__WRITTEN INSTRUCTION__
Copy each line where the word "this" occurs.

__INPUT DATA__
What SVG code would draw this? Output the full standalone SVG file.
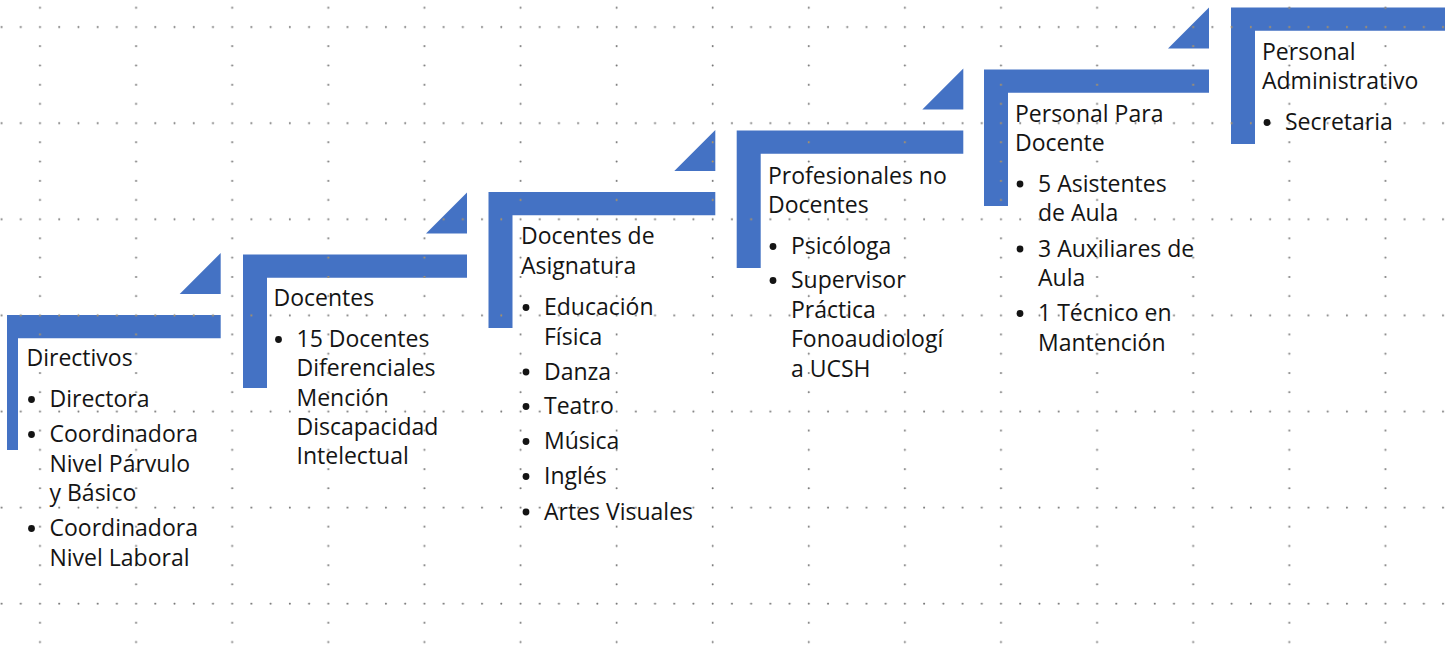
<svg xmlns="http://www.w3.org/2000/svg" xmlns:xlink="http://www.w3.org/1999/xlink" width="1453" height="646" viewBox="0 0 1453 646">
<style>
  .t { font-family: "Open Sans", "Noto Sans", "Liberation Sans", sans-serif; font-size: 23px; fill: #141414; }
  .b { fill: #141414; }
</style>
<defs>
  <pattern id="dots" patternUnits="userSpaceOnUse" x="30.4" y="17.4" width="96.1" height="96.1">
    <g fill="#707070">
      <circle cx="9.6" cy="9.6" r="1"/>
      <circle cx="28.82" cy="9.6" r="1"/>
      <circle cx="48.04" cy="9.6" r="1"/>
      <circle cx="67.26" cy="9.6" r="1"/>
      <circle cx="86.48" cy="9.6" r="1"/>
      <circle cx="9.6" cy="28.82" r="1"/>
      <circle cx="9.6" cy="48.04" r="1"/>
      <circle cx="9.6" cy="67.26" r="1"/>
      <circle cx="9.6" cy="86.48" r="1"/>
    </g>
  </pattern>
  <pattern id="dotsTan" patternUnits="userSpaceOnUse" x="30.4" y="17.4" width="96.1" height="96.1">
    <g fill="#b8965a">
      <circle cx="9.6" cy="9.6" r="1"/>
      <circle cx="28.82" cy="9.6" r="1"/>
      <circle cx="48.04" cy="9.6" r="1"/>
      <circle cx="67.26" cy="9.6" r="1"/>
      <circle cx="86.48" cy="9.6" r="1"/>
      <circle cx="9.6" cy="28.82" r="1"/>
      <circle cx="9.6" cy="48.04" r="1"/>
      <circle cx="9.6" cy="67.26" r="1"/>
      <circle cx="9.6" cy="86.48" r="1"/>
    </g>
  </pattern>
</defs>
<rect width="1453" height="646" fill="#ffffff"/>
<rect width="1453" height="646" fill="url(#dots)"/>

<g id="connectors"></g>

<g id="node-directivos">
  <g fill="#4472C4">
    <path id="s0" d="M7 315 H220.7 V338.3 H18 V450 H7 Z"/>
    <path id="a0" d="M179.7 294 H220.7 V253 Z"/>
  </g>
  <text class="t" x="26.5" y="366">Directivos</text>
  <circle class="b" cx="31.5" cy="399.5" r="3.4"/>
  <text class="t" x="49.5" y="407">Directora</text>
  <circle class="b" cx="31.5" cy="434.5" r="3.4"/>
  <text class="t" x="49.5" y="442">Coordinadora</text>
  <text class="t" x="49.5" y="471.5">Nivel Párvulo</text>
  <text class="t" x="49.5" y="501">y Básico</text>
  <circle class="b" cx="31.5" cy="528.5" r="3.4"/>
  <text class="t" x="49.5" y="536">Coordinadora</text>
  <text class="t" x="49.5" y="565.5">Nivel Laboral</text>
</g>

<g id="node-docentes">
  <g fill="#4472C4">
    <path id="s1" d="M243 254.5 H467 V277.8 H267 V388 H243 Z"/>
    <path id="a1" d="M426 233.5 H467 V192.5 Z"/>
  </g>
  <text class="t" x="273.5" y="306">Docentes</text>
  <circle class="b" cx="278.5" cy="339.5" r="3.4"/>
  <text class="t" x="296.5" y="347">15 Docentes</text>
  <text class="t" x="296.5" y="376.3">Diferenciales</text>
  <text class="t" x="296.5" y="405.6">Mención</text>
  <text class="t" x="296.5" y="434.9">Discapacidad</text>
  <text class="t" x="296.5" y="464.2">Intelectual</text>
</g>

<g id="node-asignatura">
  <g fill="#4472C4">
    <path id="s2" d="M488.5 192 H715.3 V215.3 H512.5 V328 H488.5 Z"/>
    <path id="a2" d="M674.3 171 H715.3 V130 Z"/>
  </g>
  <text class="t" x="521" y="244">Docentes de</text>
  <text class="t" x="521" y="273.5">Asignatura</text>
  <circle class="b" cx="526" cy="307.5" r="3.4"/>
  <text class="t" x="544" y="315">Educación</text>
  <text class="t" x="544" y="344.5">Física</text>
  <circle class="b" cx="526" cy="372" r="3.4"/>
  <text class="t" x="544" y="379.5">Danza</text>
  <circle class="b" cx="526" cy="406.5" r="3.4"/>
  <text class="t" x="544" y="414">Teatro</text>
  <circle class="b" cx="526" cy="441.5" r="3.4"/>
  <text class="t" x="544" y="449">Música</text>
  <circle class="b" cx="526" cy="476.5" r="3.4"/>
  <text class="t" x="544" y="484">Inglés</text>
  <circle class="b" cx="526" cy="512" r="3.4"/>
  <text class="t" x="544" y="519.5">Artes Visuales</text>
</g>

<g id="node-profesionales">
  <g fill="#4472C4">
    <path id="s3" d="M736.7 130.5 H963.3 V153.8 H760.7 V268 H736.7 Z"/>
    <path id="a3" d="M922.3 109.5 H963.3 V68.5 Z"/>
  </g>
  <text class="t" x="768" y="183.5">Profesionales no</text>
  <text class="t" x="768" y="213">Docentes</text>
  <circle class="b" cx="773" cy="246.5" r="3.4"/>
  <text class="t" x="791" y="254">Psicóloga</text>
  <circle class="b" cx="773" cy="280.5" r="3.4"/>
  <text class="t" x="791" y="288">Supervisor</text>
  <text class="t" x="791" y="317.5">Práctica</text>
  <text class="t" x="791" y="347">Fonoaudiologí</text>
  <text class="t" x="791" y="376.5">a UCSH</text>
</g>

<g id="node-paradocente">
  <g fill="#4472C4">
    <path id="s4" d="M984 69.5 H1209 V92.8 H1008 V206 H984 Z"/>
    <path id="a4" d="M1168 48.5 H1209 V7.5 Z"/>
  </g>
  <text class="t" x="1015" y="121.5">Personal Para</text>
  <text class="t" x="1015" y="151">Docente</text>
  <circle class="b" cx="1020" cy="184" r="3.4"/>
  <text class="t" x="1038" y="191.5">5 Asistentes</text>
  <text class="t" x="1038" y="221">de Aula</text>
  <circle class="b" cx="1020" cy="249" r="3.4"/>
  <text class="t" x="1038" y="256.5">3 Auxiliares de</text>
  <text class="t" x="1038" y="286">Aula</text>
  <circle class="b" cx="1020" cy="313.5" r="3.4"/>
  <text class="t" x="1038" y="321">1 Técnico en</text>
  <text class="t" x="1038" y="350.5">Mantención</text>
</g>

<g id="node-administrativo">
  <g fill="#4472C4">
    <path id="s5" d="M1231 7.5 H1445 V30.8 H1255 V144 H1231 Z"/>
  </g>
  <text class="t" x="1262" y="59.5">Personal</text>
  <text class="t" x="1262" y="89">Administrativo</text>
  <circle class="b" cx="1267" cy="122.5" r="3.4"/>
  <text class="t" x="1285" y="130">Secretaria</text>
</g>

<g id="grid-over-shapes" fill="url(#dotsTan)">
  <use xlink:href="#s0"/><use xlink:href="#a0"/>
  <use xlink:href="#s1"/><use xlink:href="#a1"/>
  <use xlink:href="#s2"/><use xlink:href="#a2"/>
  <use xlink:href="#s3"/><use xlink:href="#a3"/>
  <use xlink:href="#s4"/><use xlink:href="#a4"/>
  <use xlink:href="#s5"/>
</g>
</svg>
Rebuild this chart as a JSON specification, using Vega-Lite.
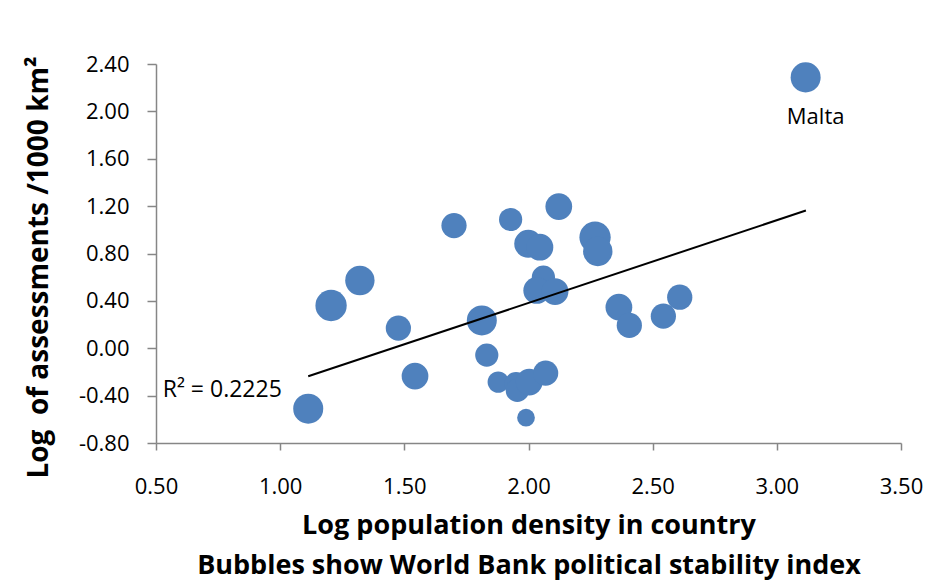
{
  "$schema": "https://vega.github.io/schema/vega-lite/v6.json",
  "width": 745,
  "height": 379,
  "autosize": {"type": "none"},
  "padding": {"left": 156, "top": 64, "right": 51, "bottom": 138},
  "background": "white",
  "config": {
    "view": {"stroke": null},
    "font": "Open Sans",
    "axis": {
      "grid": false,
      "domainColor": "#868686",
      "tickColor": "#868686",
      "domainWidth": 1.5,
      "tickWidth": 1.5,
      "labelColor": "#000000",
      "titleColor": "#000000",
      "labelFont": "Open Sans",
      "titleFont": "Open Sans",
      "labelFontSize": 22,
      "titleFontWeight": "bold"
    }
  },
  "datasets": {
    "countries": [
      {"country": "A", "density": 1.113, "assess": -0.510, "stability": 92},
      {"country": "B", "density": 1.205, "assess": 0.361, "stability": 100},
      {"country": "C", "density": 1.321, "assess": 0.572, "stability": 88},
      {"country": "D", "density": 1.476, "assess": 0.170, "stability": 65},
      {"country": "E", "density": 1.543, "assess": -0.235, "stability": 73},
      {"country": "F", "density": 1.700, "assess": 1.036, "stability": 65},
      {"country": "G", "density": 1.812, "assess": 0.235, "stability": 92},
      {"country": "H", "density": 1.832, "assess": -0.058, "stability": 55},
      {"country": "I", "density": 1.878, "assess": -0.286, "stability": 46},
      {"country": "J", "density": 1.950, "assess": -0.299, "stability": 55},
      {"country": "K", "density": 1.955, "assess": -0.356, "stability": 55},
      {"country": "L", "density": 2.003, "assess": -0.286, "stability": 73},
      {"country": "M", "density": 2.069, "assess": -0.210, "stability": 65},
      {"country": "N", "density": 1.990, "assess": -0.586, "stability": 32},
      {"country": "O", "density": 1.928, "assess": 1.087, "stability": 55},
      {"country": "P", "density": 1.999, "assess": 0.882, "stability": 80},
      {"country": "Q", "density": 2.046, "assess": 0.853, "stability": 73},
      {"country": "R", "density": 2.122, "assess": 1.196, "stability": 73},
      {"country": "S", "density": 2.060, "assess": 0.600, "stability": 55},
      {"country": "T", "density": 2.033, "assess": 0.488, "stability": 73},
      {"country": "U", "density": 2.107, "assess": 0.479, "stability": 73},
      {"country": "V", "density": 2.268, "assess": 0.937, "stability": 100},
      {"country": "W", "density": 2.279, "assess": 0.817, "stability": 88},
      {"country": "X", "density": 2.364, "assess": 0.347, "stability": 73},
      {"country": "Y", "density": 2.406, "assess": 0.193, "stability": 65},
      {"country": "Z", "density": 2.543, "assess": 0.271, "stability": 65},
      {"country": "AA", "density": 2.609, "assess": 0.431, "stability": 65},
      {"country": "Malta", "density": 3.116, "assess": 2.287, "stability": 92}
    ],
    "trend": [
      {"density": 1.113, "assess": -0.237},
      {"density": 3.117, "assess": 1.163}
    ],
    "notes": [
      {"density": 0.527, "assess": -0.355, "label": "R² = 0.2225"}
    ]
  },
  "layer": [
    {
      "data": {"name": "countries"},
      "mark": {"type": "circle", "color": "#4F81BD", "opacity": 1},
      "encoding": {
        "x": {
          "field": "density",
          "type": "quantitative",
          "scale": {"domain": [0.5, 3.5], "nice": false, "zero": false},
          "axis": {
            "values": [0.5, 1, 1.5, 2, 2.5, 3, 3.5],
            "format": ".2f",
            "tickSize": 7,
            "labelPadding": 26,
            "labelFlush": false,
            "title": ["Log population density in country", "Bubbles show World Bank political stability index"],
            "titleFontSize": 27,
            "titleLineHeight": 40,
            "titlePadding": 15
          }
        },
        "y": {
          "field": "assess",
          "type": "quantitative",
          "scale": {"domain": [-0.8, 2.4], "nice": false, "zero": false},
          "axis": {
            "values": [-0.8, -0.4, 0, 0.4, 0.8, 1.2, 1.6, 2.0, 2.4],
            "labelExpr": "replace(format(datum.value, '.2f'), '\u2212', '-')",
            "tickSize": 9,
            "labelPadding": 18,
            "labelFlush": false,
            "title": "Log\u00a0 of assessments /1000 km²",
            "titleFontSize": 28,
            "titleY": 203,
            "titlePadding": 25
          }
        },
        "size": {
          "field": "stability",
          "type": "quantitative",
          "scale": {"type": "linear", "domain": [0, 100], "range": [0, 980], "zero": true},
          "legend": null
        }
      }
    },
    {
      "data": {"name": "trend"},
      "mark": {"type": "line", "color": "#000000", "strokeWidth": 2},
      "encoding": {
        "x": {"field": "density", "type": "quantitative"},
        "y": {"field": "assess", "type": "quantitative"}
      }
    },
    {
      "data": {"name": "countries"},
      "transform": [{"filter": "datum.country === 'Malta'"}],
      "mark": {"type": "text", "fontSize": 22, "dx": 10, "dy": 40, "color": "#000000", "font": "Open Sans"},
      "encoding": {
        "x": {"field": "density", "type": "quantitative"},
        "y": {"field": "assess", "type": "quantitative"},
        "text": {"field": "country"}
      }
    },
    {
      "data": {"name": "notes"},
      "mark": {"type": "text", "fontSize": 23, "align": "left", "baseline": "middle", "color": "#000000", "font": "Open Sans"},
      "encoding": {
        "x": {"field": "density", "type": "quantitative"},
        "y": {"field": "assess", "type": "quantitative"},
        "text": {"field": "label"}
      }
    }
  ]
}
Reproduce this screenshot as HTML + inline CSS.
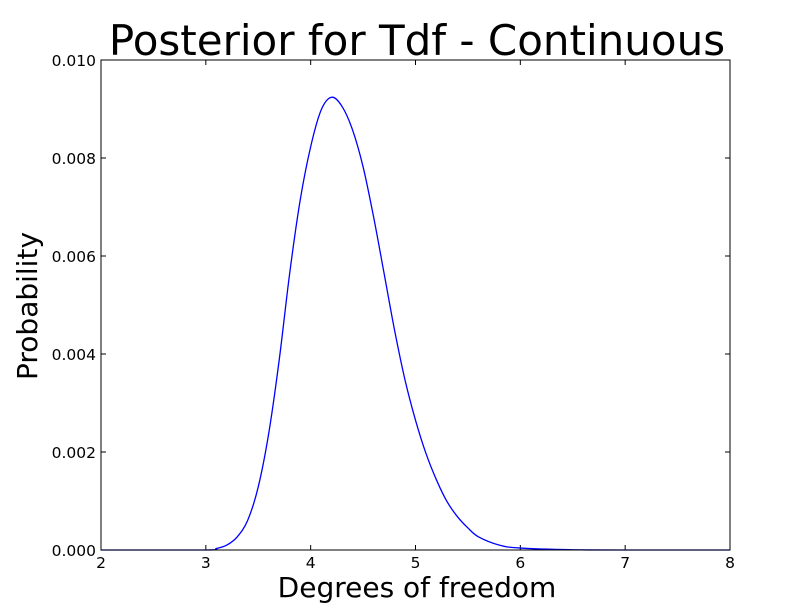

__TASK RESPONSE__
What SVG code would draw this? Output the full standalone SVG file.
Rebuild this chart as a JSON specification, using Vega-Lite.
Reproduce this screenshot as HTML + inline CSS.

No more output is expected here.